Malaysia’s quest to create a regional champion with a large Islamic bank came to an end when a plan for a three-way merger was scrapped. The country’s second-largest lender by assets is now retrenching to boost returns and eyeing strategic acquisitions.
The firms entered into an exclusivity agreement to discuss various deal specifics in July last year, but this was followed by an announcement on January 14 that several months of discussions had come to nothing.
After the collapse, CIMB issued a strategy document at the start of February revealing the company will look at reducing its overall investment banking operating cost by about 30% in 2015 along with reshuffling its divisions and some key personnel.
The company then followed this up with an announcement it would be closing its offices in Sydney and Melbourne – a decision impacting the majority of CIMB’s 103 Australian staff. CIMB bought several investment banking units in Asia-Pacific from Royal Bank of Scotland in 2012.
The strategy document, dubbed T18, explains that CIMB Group expects to achieve certain targets at the end of financial year 2018, including ROE of more than 15%; CET1 of more than 11%; cost-to-income ratio of less than 50%; and for consumer banking to contribute approximately 60% of its income.
CIMB’s aims are also now understood to involve bringing down headcount and other costs across the group.

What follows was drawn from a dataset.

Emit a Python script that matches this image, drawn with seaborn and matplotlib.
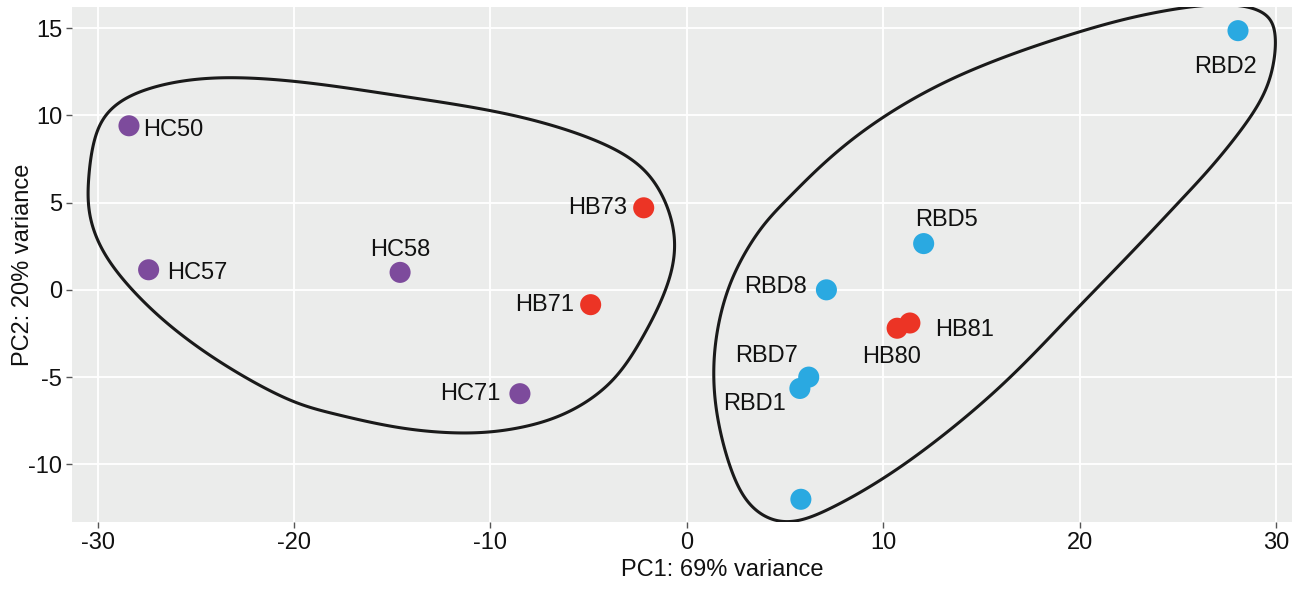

However, expansion is also on the agenda, with the company potentially seeking an acquisition or a licence in the Philippines, according to a senior CIMB source. One analyst highlighted Bank of Commerce as a potential target for CIMB in the Philippines as the Malaysian bank has been previously linked with it.
A licence for the Vietnamese market could also be sought, the source says.
The lenders involved in the merger were keen to point to economic conditions and an inability to create value for all stakeholders as two of the reasons for the breakdown of the deal, but the senior CIMB source highlights more specific reasoning for the failure of the merger.
“It meant getting rid of some people and also redeploying some people in the mega Islamic bank,” says the source, stressing that voluntary redundancy was the aim. “Whether we could have pulled off the layoffs in this economy was not certain. We didn’t think the anticipated cost cuts could be met in this environment.”